## Start Given data
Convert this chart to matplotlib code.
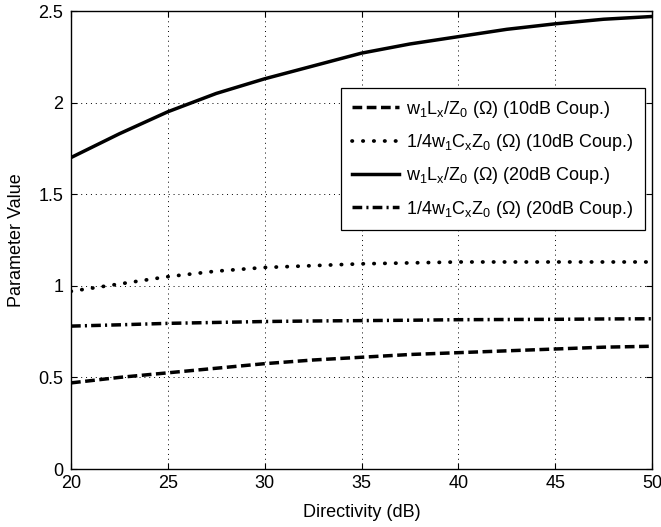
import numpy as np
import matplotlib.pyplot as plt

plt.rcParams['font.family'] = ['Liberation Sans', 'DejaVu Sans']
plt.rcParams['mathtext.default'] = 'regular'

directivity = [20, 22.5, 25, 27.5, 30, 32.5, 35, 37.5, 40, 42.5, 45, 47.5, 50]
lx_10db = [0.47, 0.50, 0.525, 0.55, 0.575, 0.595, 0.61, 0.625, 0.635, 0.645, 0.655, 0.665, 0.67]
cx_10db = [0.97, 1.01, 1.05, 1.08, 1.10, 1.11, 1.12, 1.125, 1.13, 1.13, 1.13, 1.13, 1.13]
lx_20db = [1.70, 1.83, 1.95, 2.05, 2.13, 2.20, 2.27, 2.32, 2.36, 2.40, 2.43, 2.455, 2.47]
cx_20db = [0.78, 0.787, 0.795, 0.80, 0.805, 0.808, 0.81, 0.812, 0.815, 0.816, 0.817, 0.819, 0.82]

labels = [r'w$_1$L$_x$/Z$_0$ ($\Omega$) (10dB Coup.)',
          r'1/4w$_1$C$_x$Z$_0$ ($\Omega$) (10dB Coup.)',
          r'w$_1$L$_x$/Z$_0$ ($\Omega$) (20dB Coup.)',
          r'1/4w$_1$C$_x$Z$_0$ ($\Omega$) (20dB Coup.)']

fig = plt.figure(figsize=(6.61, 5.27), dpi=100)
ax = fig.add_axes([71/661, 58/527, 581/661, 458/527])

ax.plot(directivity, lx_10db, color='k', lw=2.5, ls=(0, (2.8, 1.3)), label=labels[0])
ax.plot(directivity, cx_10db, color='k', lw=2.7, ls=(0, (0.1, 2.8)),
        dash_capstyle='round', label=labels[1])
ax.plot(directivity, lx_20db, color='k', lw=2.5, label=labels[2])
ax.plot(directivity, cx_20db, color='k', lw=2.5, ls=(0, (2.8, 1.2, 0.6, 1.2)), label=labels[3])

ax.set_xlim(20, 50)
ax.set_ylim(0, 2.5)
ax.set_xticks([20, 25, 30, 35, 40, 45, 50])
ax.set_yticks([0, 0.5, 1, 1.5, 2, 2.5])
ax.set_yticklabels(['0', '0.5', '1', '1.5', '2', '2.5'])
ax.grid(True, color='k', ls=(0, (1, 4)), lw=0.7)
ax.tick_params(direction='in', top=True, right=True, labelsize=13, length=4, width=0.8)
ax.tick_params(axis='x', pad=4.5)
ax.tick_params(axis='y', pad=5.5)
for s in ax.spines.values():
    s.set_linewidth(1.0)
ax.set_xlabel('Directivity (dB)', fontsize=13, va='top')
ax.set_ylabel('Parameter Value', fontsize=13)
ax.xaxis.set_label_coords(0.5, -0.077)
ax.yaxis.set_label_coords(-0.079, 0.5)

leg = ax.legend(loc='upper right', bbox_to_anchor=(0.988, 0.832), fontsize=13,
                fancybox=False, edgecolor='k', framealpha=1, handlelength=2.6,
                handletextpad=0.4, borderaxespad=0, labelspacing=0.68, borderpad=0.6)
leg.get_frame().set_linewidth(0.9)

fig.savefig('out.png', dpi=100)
## End Given data
◆ **Exercise instructions**
From the first line of the listing above, repeat every line through the one holding "plt.rcParams['mathtext.default'] = 'regular'". Both ends count, and pictures stay out.

◆ **Task output**
Convert this chart to matplotlib code.
import numpy as np
import matplotlib.pyplot as plt

plt.rcParams['font.family'] = ['Liberation Sans', 'DejaVu Sans']
plt.rcParams['mathtext.default'] = 'regular'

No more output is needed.